§ **To be done**: Scan the lines below; pull out those with "script".

§ **Excerpted records**:
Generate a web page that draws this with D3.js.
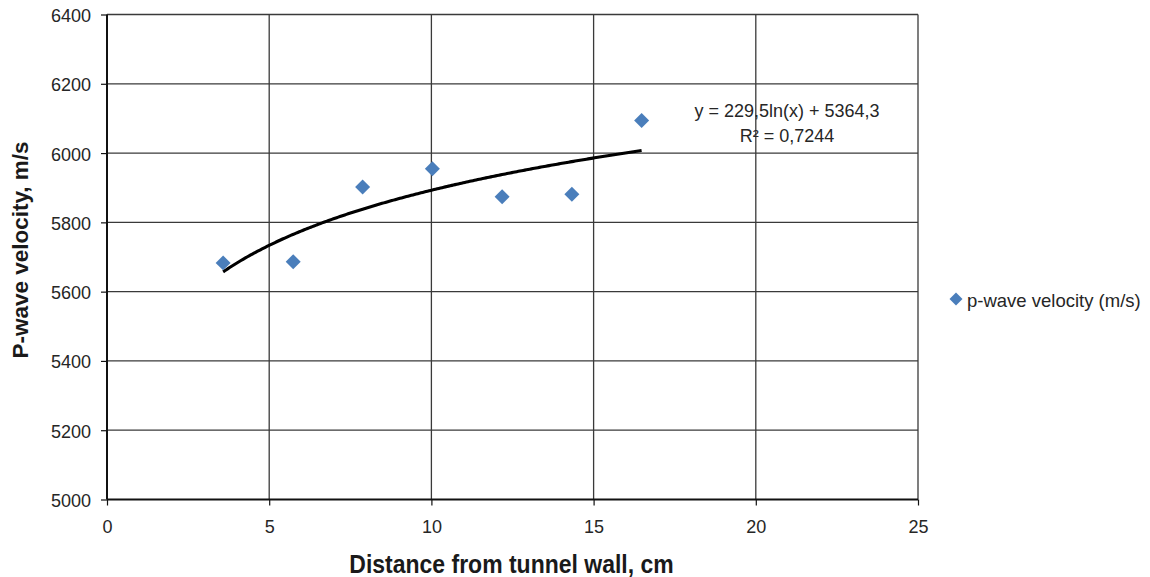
<!DOCTYPE html>
<html>
<head>
<meta charset="utf-8">
<script src="https://cdn.jsdelivr.net/npm/d3@7"></script>
<style>
  html, body { margin: 0; padding: 0; background: #fff; }
  svg { display: block; font-family: "Liberation Sans", Arial, sans-serif; }
</style>
</head>
<body>
<svg id="chart" width="1150" height="577"></svg>
<script>
// Measured distances from the tunnel wall (cm) and p-wave velocities (m/s)
const distance = [3.58, 5.74, 7.88, 10.03, 12.18, 14.33, 16.48];
const velocity = [5683, 5686, 5902, 5955, 5874, 5881, 6094];

// Logarithmic trendline coefficients: y = a ln(x) + b
const trendA = 229.5;
const trendB = 5364.3;
const trendLabel = ["y = 229,5ln(x) + 5364,3", "R² = 0,7244"];

const xTicks = [0, 5, 10, 15, 20, 25];
const yTicks = [5000, 5200, 5400, 5600, 5800, 6000, 6200, 6400];

const seriesName = "p-wave velocity (m/s)";
const xTitle = "Distance from tunnel wall, cm";
const yTitle = "P-wave velocity, m/s";

const svg = d3.select("#chart");
const plotLeft = 107, plotRight = 918, plotTop = 14.5, plotBottom = 499.5;
const textColor = "#262626";

const x = d3.scaleLinear().domain([0, 25]).range([plotLeft, plotRight]);
const y = d3.scaleLinear().domain([5000, 6400]).range([plotBottom, plotTop]);

// Gridlines
const grid = svg.append("g");
grid.selectAll(".gy").data(yTicks.slice(1)).join("line")
  .attr("x1", plotLeft).attr("x2", plotRight)
  .attr("y1", d => y(d)).attr("y2", d => y(d))
  .attr("stroke", "#3a3a3a").attr("stroke-width", 1.3);
grid.selectAll(".gx").data(xTicks.slice(1)).join("line")
  .attr("x1", d => x(d)).attr("x2", d => x(d))
  .attr("y1", plotTop).attr("y2", plotBottom)
  .attr("stroke", "#3a3a3a").attr("stroke-width", 1.3);

// Axes
const yAxis = svg.append("g")
  .attr("transform", `translate(${plotLeft},0)`)
  .call(d3.axisLeft(y).tickValues(yTicks).tickSize(6).tickPadding(10).tickFormat(d3.format("d")));
const xAxis = svg.append("g")
  .attr("transform", `translate(0,${plotBottom})`)
  .call(d3.axisBottom(x).tickValues(xTicks).tickSize(6).tickFormat(d3.format("d")));

[yAxis, xAxis].forEach(g => {
  g.select(".domain").attr("stroke", "#111").attr("stroke-width", 2);
  g.selectAll(".tick line").attr("stroke", "#111").attr("stroke-width", 1.2);
  g.selectAll(".tick text")
    .attr("fill", textColor)
    .style("font-size", "18px")
    .style("font-family", "'Liberation Sans', Arial, sans-serif");
});
yAxis.selectAll(".tick text").attr("dy", null).attr("y", 7);
xAxis.selectAll(".tick text").attr("dy", null).attr("y", 33.5);
yAxis.select(".domain").attr("d", `M0,${plotBottom}V${plotTop}`);
xAxis.select(".domain").attr("d", `M${plotLeft},0H${plotRight}`);

// Trendline
const trendXs = d3.range(distance[0], distance[distance.length - 1], 0.05);
trendXs.push(distance[distance.length - 1]);
const line = d3.line().x(d => x(d)).y(d => y(trendA * Math.log(d) + trendB));
svg.append("path")
  .datum(trendXs)
  .attr("d", line)
  .attr("fill", "none")
  .attr("stroke", "#000")
  .attr("stroke-width", 3.1);

// Data markers
const diamond = d3.symbol().type(d3.symbolSquare).size(112);
svg.append("g").selectAll("path").data(distance).join("path")
  .attr("d", diamond)
  .attr("transform", (d, i) => `translate(${x(d)},${y(velocity[i])}) rotate(45)`)
  .attr("fill", "#4a7ebb");

// Trendline equation
svg.append("g").selectAll("text").data(trendLabel).join("text")
  .attr("x", 787).attr("y", (d, i) => 117 + i * 24.5)
  .attr("text-anchor", "middle")
  .attr("fill", textColor)
  .style("font-size", "18px")
  .text(d => d);

// Legend
const legend = svg.append("g").attr("transform", "translate(956,299)");
legend.append("path")
  .attr("d", d3.symbol().type(d3.symbolSquare).size(85))
  .attr("transform", "rotate(45)")
  .attr("fill", "#4a7ebb");
legend.append("text")
  .attr("x", 11).attr("y", 8)
  .attr("fill", textColor)
  .style("font-size", "18.5px")
  .text(seriesName);

// Axis titles
svg.append("text")
  .attr("transform", `translate(${(plotLeft + plotRight) / 2 - 1},573) scale(1,1.12)`)
  .attr("text-anchor", "middle")
  .attr("fill", "#1a1a1a")
  .style("font-size", "23px").style("font-weight", "bold")
  .text(xTitle);
svg.append("text")
  .attr("transform", `translate(28,250) rotate(-90)`)
  .attr("text-anchor", "middle")
  .attr("fill", "#1a1a1a")
  .style("font-size", "22.5px").style("font-weight", "bold")
  .text(yTitle);
</script>
</body>
</html>
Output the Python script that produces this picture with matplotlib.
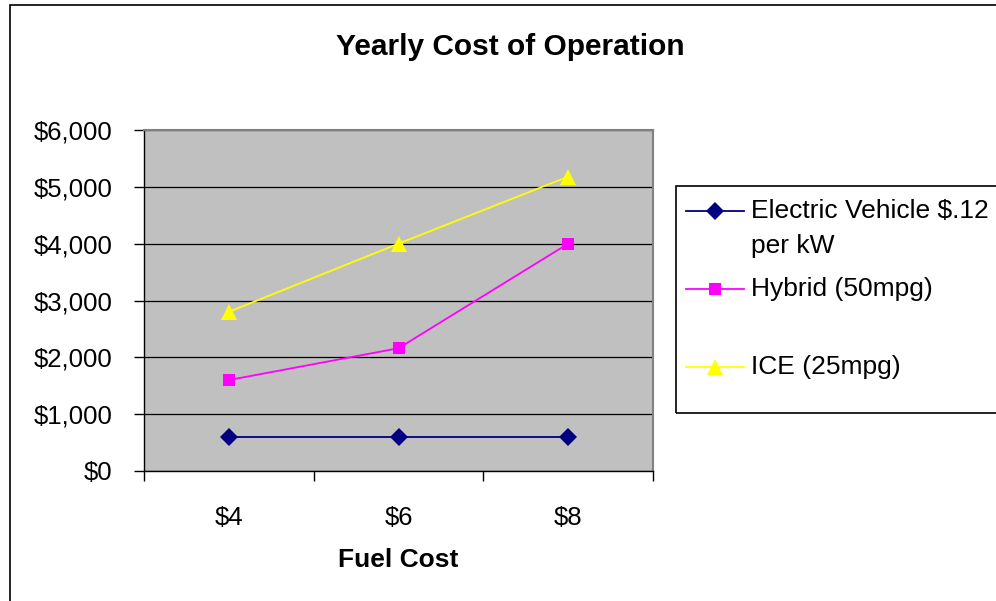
import matplotlib
matplotlib.use('Agg')
import matplotlib.pyplot as plt
from matplotlib.lines import Line2D
from matplotlib.patches import Rectangle
from matplotlib.ticker import FuncFormatter

plt.rcParams['font.family'] = ['Liberation Sans', 'DejaVu Sans']
plt.rcParams['text.parse_math'] = False

# data
fuel_cost = ['$4', '$6', '$8']
electric = [600, 600, 600]
hybrid = [1600, 2160, 4000]
ice = [2800, 4000, 5180]
series_names = ['Electric Vehicle $.12\nper kW', 'Hybrid (50mpg)', 'ICE (25mpg)']
y_ticks = [0, 1000, 2000, 3000, 4000, 5000, 6000]

W, H = 996, 601
fig = plt.figure(figsize=(W / 100, H / 100), dpi=100)
ax = fig.add_axes([144 / W, 1 - 471 / H, (653 - 144) / W, (471 - 130) / H])
ax.set_facecolor('#C0C0C0')

styles = [
    dict(color='#000080', marker='D', markersize=9.5),
    dict(color='#FF00FF', marker='s', markersize=9),
    dict(color='#FFFF00', marker='^', markersize=12),
]
x = list(range(len(fuel_cost)))
for vals, st in zip([electric, hybrid, ice], styles):
    ax.plot(x, vals, lw=1.3, markeredgewidth=0, zorder=3, clip_on=False, **st)

ax.set_xlim(-0.5, len(fuel_cost) - 0.5)
ax.set_ylim(0, 6000)
ax.set_yticks(y_ticks)
ax.yaxis.set_major_formatter(FuncFormatter(lambda v, p: '${:,.0f}'.format(v)))
ax.grid(axis='y', color='black', lw=0.9)
ax.set_axisbelow(True)

ax.set_xticks(x)
ax.set_xticklabels(fuel_cost)
ax.set_xticks([i - 0.5 for i in range(len(fuel_cost) + 1)], minor=True)
ax.tick_params(axis='x', which='major', length=0, pad=25, labelsize=18.5)
ax.tick_params(axis='x', which='minor', length=7, width=1, direction='out')
ax.tick_params(axis='y', length=7, width=1, direction='out', pad=16, labelsize=18.5)

for s in ['top', 'right']:
    ax.spines[s].set_color('#808080')
    ax.spines[s].set_linewidth(1.5)
for s in ['left', 'bottom']:
    ax.spines[s].set_color('black')
    ax.spines[s].set_linewidth(1)

fig.text(510 / W, 1 - 47 / H, 'Yearly Cost of Operation', ha='center', va='center',
         fontsize=21.5, fontweight='bold')
fig.text(398 / W, 1 - 560 / H, 'Fuel Cost', ha='center', va='center',
         fontsize=19, fontweight='bold')

# outer chart frame
fig.patches.append(Rectangle((10 / W, -0.05), 1.1, 1 - 5 / H + 0.05, transform=fig.transFigure,
                             fill=False, edgecolor='black', lw=1.2))

# legend box
fig.patches.append(Rectangle((676 / W, 1 - 413 / H), 1.0, (413 - 186) / H, transform=fig.transFigure,
                             fill=False, edgecolor='black', lw=1.2))
rows_y = [211, 289, 367]
for name, st, yy in zip(series_names, styles, rows_y):
    fy = 1 - yy / H
    fig.lines.append(Line2D([686 / W, 744 / W], [fy, fy], transform=fig.transFigure,
                            color=st['color'], lw=1.3))
    fig.lines.append(Line2D([715 / W], [fy], transform=fig.transFigure, color=st['color'],
                            marker=st['marker'], markersize=st['markersize'], markeredgewidth=0))
    for k, line in enumerate(name.split('\n')):
        fig.text(751 / W, 1 - (yy + 35 * k) / H, line, ha='left', va='center', fontsize=19)

fig.savefig('out.png', dpi=100)
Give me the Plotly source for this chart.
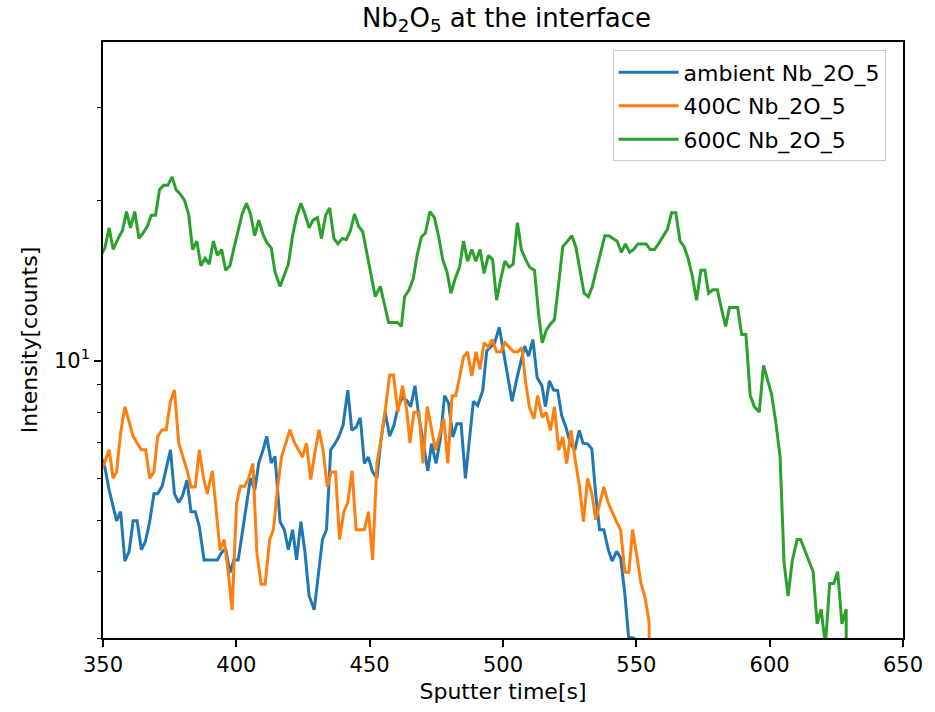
import plotly.graph_objects as go

# ---------------- data ----------------
t_ambient = [349.2, 350.7, 352.3, 353.8, 355.1, 356.6, 358.2, 359.8, 361.3, 362.8, 364.4, 365.9, 367.5, 369.1,
             370.5, 372.2, 373.7, 375.3, 376.8, 378.4, 379.8, 381.5, 383.0, 384.6, 386.1, 387.9, 389.8, 391.3,
             392.9, 394.5, 396.0, 397.6, 399.1, 400.7, 402.2, 403.8, 405.3, 406.9, 408.4, 410.0, 411.4, 413.1,
             414.5, 416.4, 418.0, 419.5, 421.1, 422.6, 424.2, 425.7, 427.3, 429.2, 430.7, 432.3, 433.8, 435.4,
             436.8, 438.4, 440.0, 441.8, 443.3, 444.9, 446.5, 448.0, 449.5, 451.1, 452.7, 454.2, 455.8, 457.5,
             459.1, 460.6, 462.3, 463.9, 465.4, 467.0, 468.4, 470.1, 471.8, 473.2, 474.9, 476.5, 478.1, 479.6,
             481.2, 482.7, 484.3, 485.9, 487.4, 488.9, 490.5, 492.4, 493.9, 495.5, 496.9, 498.6, 500.1, 501.7,
             503.4, 505.0, 506.6, 508.1, 509.6, 511.2, 512.8, 514.6, 515.9, 517.4, 519.0, 520.5, 522.0, 523.6,
             525.2, 526.9, 528.6, 530.0, 531.7, 533.3, 534.8, 536.2, 537.8, 539.5, 540.9, 542.6, 544.1, 545.7,
             547.1, 549.0, 550.5]
v_ambient = [6.6, 6.30, 5.70, 5.31, 4.99, 5.19, 4.19, 4.37, 4.99, 4.99, 4.40, 4.56, 4.97, 5.61,
             5.61, 5.80, 6.26, 6.79, 5.61, 5.40, 5.56, 5.95, 5.19, 5.19, 4.87, 4.21, 4.21, 4.21,
             4.21, 4.35, 4.42, 3.98, 4.21, 4.21, 4.70, 5.35, 6.00, 5.70, 6.41, 6.78, 7.20, 6.41,
             6.60, 4.97, 4.80, 4.40, 4.80, 4.21, 4.97, 4.37, 3.60, 3.39, 3.98, 4.60, 4.80, 6.79,
             6.95, 7.18, 7.55, 8.80, 7.39, 7.49, 7.80, 6.40, 6.58, 6.17, 6.00, 7.07, 7.99, 7.20,
             7.55, 8.17, 8.53, 8.41, 8.19, 8.97, 7.88, 7.05, 6.20, 6.97, 6.40, 7.12, 8.59, 8.31,
             7.18, 7.60, 7.60, 6.00, 7.07, 8.38, 8.23, 8.78, 10.43, 10.61, 10.81, 11.56, 10.45, 9.36,
             8.38, 9.16, 9.91, 10.65, 10.2, 10.96, 9.29, 8.97, 8.19, 9.16, 8.80, 8.78, 7.88, 7.49,
             6.99, 6.78, 7.39, 6.99, 6.97, 6.82, 5.58, 4.80, 4.80, 4.40, 4.19, 4.37, 4.25, 3.63,
             3.01, 3.0, 0]

t_400C = [349.2, 350.7, 352.3, 353.8, 355.1, 356.6, 358.2, 359.8, 361.3, 362.8, 364.4, 366.0, 367.5, 369.1,
          370.5, 372.2, 373.7, 375.3, 376.8, 378.4, 379.8, 381.5, 383.0, 384.6, 386.1, 387.7, 389.1, 391.0,
          392.5, 393.9, 395.4, 397.0, 398.4, 400.1, 401.5, 403.2, 404.6, 406.2, 407.7, 409.3, 410.8, 412.5,
          413.9, 415.5, 417.0, 418.7, 420.1, 421.7, 423.2, 424.8, 426.3, 427.9, 429.4, 431.0, 432.5, 434.1,
          435.6, 437.2, 438.7, 440.3, 441.8, 443.4, 444.9, 446.5, 448.0, 449.6, 451.1, 452.7, 454.2, 455.8,
          457.5, 458.9, 460.6, 462.3, 463.9, 465.1, 466.6, 468.5, 470.0, 471.6, 473.2, 474.7, 476.3, 477.8,
          479.3, 480.9, 482.3, 483.9, 485.2, 486.7, 488.3, 489.9, 491.4, 492.9, 494.5, 496.0, 497.6, 499.2,
          500.7, 502.3, 504.0, 505.6, 507.1, 508.4, 509.9, 511.6, 513.0, 514.7, 516.2, 517.8, 519.3, 520.9,
          522.4, 523.9, 525.5, 527.1, 528.6, 530.2, 531.7, 533.3, 534.8, 536.3, 537.8, 539.3, 540.9, 542.4,
          544.1, 545.7, 547.2, 548.6, 550.2, 551.7, 553.3, 554.8, 556.3]
v_400C = [6.2, 6.44, 6.79, 6.00, 6.17, 7.30, 8.19, 7.66, 7.20, 6.99, 6.79, 6.79, 6.00, 6.17,
          7.20, 7.41, 7.41, 8.38, 8.80, 6.99, 6.60, 6.22, 5.78, 5.78, 6.79, 6.00, 5.61, 6.20,
          5.19, 4.39, 4.60, 3.98, 3.39, 5.38, 5.80, 5.80, 6.00, 6.40, 4.34, 3.79, 3.79, 4.60,
          4.80, 5.78, 6.60, 7.07, 7.41, 7.02, 6.82, 6.58, 6.99, 5.97, 6.68, 7.41, 6.79, 5.78,
          6.17, 6.17, 4.60, 5.19, 5.40, 6.20, 4.80, 4.80, 4.80, 5.19, 4.21, 6.40, 7.07, 8.03,
          9.40, 9.40, 7.99, 8.97, 8.07, 6.99, 7.99, 7.99, 6.40, 8.19, 7.49, 6.78, 7.28, 7.77,
          6.40, 8.59, 8.59, 9.40, 10.16, 10.39, 9.36, 10.39, 9.63, 10.81, 10.61, 10.96, 10.39, 10.39,
          10.81, 10.61, 10.39, 10.39, 10.58, 9.16, 8.17, 7.77, 8.59, 7.82, 7.99, 7.39, 8.19, 6.78,
          7.18, 6.40, 7.39, 6.49, 5.83, 4.97, 6.00, 5.62, 5.01, 5.38, 5.78, 5.42, 5.19, 4.99,
          4.80, 3.99, 3.99, 4.80, 4.28, 3.81, 3.57, 3.21, 0]

t_600C = [349.2, 350.7, 352.3, 353.8, 355.7, 357.3, 358.8, 360.3, 361.9, 363.5, 365.0, 366.6, 368.1, 369.7,
          371.2, 372.7, 374.3, 375.9, 377.4, 379.0, 380.5, 382.1, 383.6, 385.2, 386.7, 388.3, 389.8, 391.4,
          392.9, 394.5, 396.0, 397.6, 399.1, 400.7, 402.2, 403.8, 405.3, 406.9, 408.4, 410.0, 411.4, 413.1,
          414.5, 416.4, 418.0, 419.5, 421.1, 422.6, 424.2, 425.7, 427.3, 428.8, 430.4, 431.9, 433.5, 435.0,
          436.6, 438.1, 439.7, 441.2, 442.8, 444.3, 445.9, 447.4, 449.0, 450.5, 452.1, 454.0, 455.5, 457.1,
          458.8, 460.4, 461.9, 463.1, 464.8, 466.4, 467.8, 469.4, 470.9, 472.6, 474.3, 475.9, 477.4, 479.0,
          480.5, 482.1, 483.7, 485.2, 486.7, 488.3, 489.8, 491.4, 492.9, 494.5, 496.1, 497.6, 499.1, 500.7,
          502.3, 503.8, 505.4, 506.9, 508.5, 510.0, 511.8, 513.3, 514.7, 516.2, 517.7, 519.3, 520.9, 522.4,
          524.2, 525.8, 527.3, 528.9, 530.4, 532.0, 533.5, 535.1, 536.6, 538.2, 539.7, 541.3, 542.8, 544.4,
          545.9, 547.5, 549.0, 550.6, 552.1, 553.7, 555.2, 556.8, 558.3, 559.9, 561.7, 563.2, 564.8, 566.4,
          567.9, 569.4, 570.9, 572.6, 574.2, 575.7, 577.1, 578.7, 580.4, 581.8, 583.5, 584.9, 586.5, 588.0,
          589.5, 591.1, 592.7, 594.2, 596.1, 597.7, 599.2, 600.7, 602.3, 603.9, 605.4, 606.9, 608.5, 610.3,
          611.6, 613.1, 614.7, 616.3, 617.8, 619.3, 620.9, 622.5, 624.0, 625.5, 627.1, 628.7, 630.2, 631.7,
          633.2, 634.7, 636.2, 637.7, 639.2]
v_600C = [15.8, 16.3, 17.8, 16.2, 17.0, 17.6, 19.1, 17.8, 19.1, 17.0, 17.4, 17.9, 18.8, 18.8,
          21.0, 21.4, 21.4, 22.2, 21.0, 20.6, 20.1, 18.9, 16.2, 16.8, 15.1, 15.6, 15.2, 16.8,
          15.8, 16.2, 14.8, 15.1, 16.3, 17.7, 18.9, 19.8, 18.9, 17.2, 18.4, 17.3, 16.7, 16.3,
          14.7, 13.8, 14.5, 15.2, 17.2, 18.7, 19.8, 18.9, 17.8, 18.4, 18.6, 17.0, 18.8, 19.4,
          17.0, 16.6, 17.0, 16.9, 17.6, 18.9, 17.9, 17.5, 15.9, 14.6, 13.2, 13.8, 12.7, 11.8,
          11.8, 11.8, 11.6, 13.2, 13.6, 14.3, 15.8, 17.1, 17.4, 19.1, 18.6, 17.1, 15.5, 14.7,
          13.4, 14.3, 15.0, 16.8, 15.4, 16.2, 15.4, 16.2, 14.6, 15.8, 15.5, 13.0, 14.2, 15.4,
          15.0, 15.2, 18.2, 16.2, 15.5, 15.0, 14.8, 12.3, 10.8, 11.4, 11.7, 11.95, 14.0, 16.4,
          16.8, 17.2, 16.4, 14.9, 13.4, 13.2, 13.8, 14.9, 16.0, 17.2, 17.2, 17.0, 16.8, 16.0,
          16.6, 16.0, 16.2, 16.6, 16.6, 16.6, 16.2, 16.2, 16.6, 17.1, 17.7, 19.0, 19.0, 16.8,
          16.4, 15.6, 14.5, 13.0, 14.8, 14.8, 13.4, 13.6, 13.6, 12.6, 11.6, 12.6, 12.6, 12.6,
          11.2, 11.2, 8.6, 8.2, 8.0, 9.8, 9.2, 8.65, 7.65, 6.6, 4.16, 3.6, 4.2, 4.6,
          4.6, 4.4, 4.19, 4.0, 3.19, 3.4, 2.9, 3.8, 3.8, 4.0, 3.19, 3.4, 0, 0,
          0, 0, 0, 3.0, 0]

series_names = ["ambient Nb_2O_5", "400C Nb_2O_5", "600C Nb_2O_5"]
series_colors = ["#1f77b4", "#ff7f0e", "#2ca02c"]

x_ticks = [350, 400, 450, 500, 550, 600, 650]
y_major = [10]
y_major_text = ["10<sup>1</sup>"]
y_minor = [3, 4, 5, 6, 7, 8, 9, 20, 30, 40]


def clip_nonpositive(vals):
    # mimic matplotlib's log-scale clipping of non-positive values
    return [v if v > 0 else 1e-8 for v in vals]


FONT = "DejaVu Sans"
fig = go.Figure()
for i, (t, v, name, col) in enumerate(zip([t_ambient, t_400C, t_600C], [v_ambient, v_400C, v_600C],
                                          series_names, series_colors)):
    fig.add_trace(go.Scatter(x=t, y=clip_nonpositive(v), mode="lines", name=name,
                             legendgroup=f"g{i}", line=dict(color=col, width=3)))

fig.update_layout(
    width=935, height=712,
    margin=dict(l=103, r=25, t=42, b=70),
    paper_bgcolor="white", plot_bgcolor="white",
    font=dict(family=FONT, size=21, color="black"),
    title=dict(text="Nb<sub>2</sub>O<sub>5</sub> at the interface", x=0.5417, xanchor="center",
               y=0.975, yanchor="middle", font=dict(size=26, family=FONT, color="black")),
    showlegend=True,
    legend=dict(x=0.637, y=0.986, xanchor="left", yanchor="top", traceorder="grouped",
                tracegroupgap=2, itemwidth=60,
                bgcolor="rgba(255,255,255,0.8)", bordercolor="#cccccc", borderwidth=1,
                font=dict(size=22, family=FONT, color="black")),
)
fig.update_xaxes(range=[350, 650], tickvals=x_ticks, ticks="outside", ticklen=7, tickwidth=1.6,
                 tickcolor="black", showline=True, linecolor="black", linewidth=1.6, mirror=True,
                 showgrid=False, zeroline=False,
                 title=dict(text="Sputter time[s]", font=dict(size=22, family=FONT), standoff=8))
fig.update_yaxes(type="log", range=[0.47712, 1.6007], tickvals=y_major, ticktext=y_major_text,
                 ticks="outside", ticklen=7, tickwidth=1.6, tickcolor="black",
                 showline=True, linecolor="black", linewidth=1.6, mirror=True,
                 showgrid=False, zeroline=False,
                 minor=dict(tickvals=y_minor, ticks="outside", ticklen=4, tickwidth=1.2,
                            tickcolor="black", showgrid=False),
                 title=dict(text="Intensity[counts]", font=dict(size=22, family=FONT), standoff=10))

fig.write_html("out.html")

§ **The output**:
<script src="https://cdn.jsdelivr.net/npm/d3@7"></script>
<script>
</script>
Output the Python script that produces this picture with matplotlib.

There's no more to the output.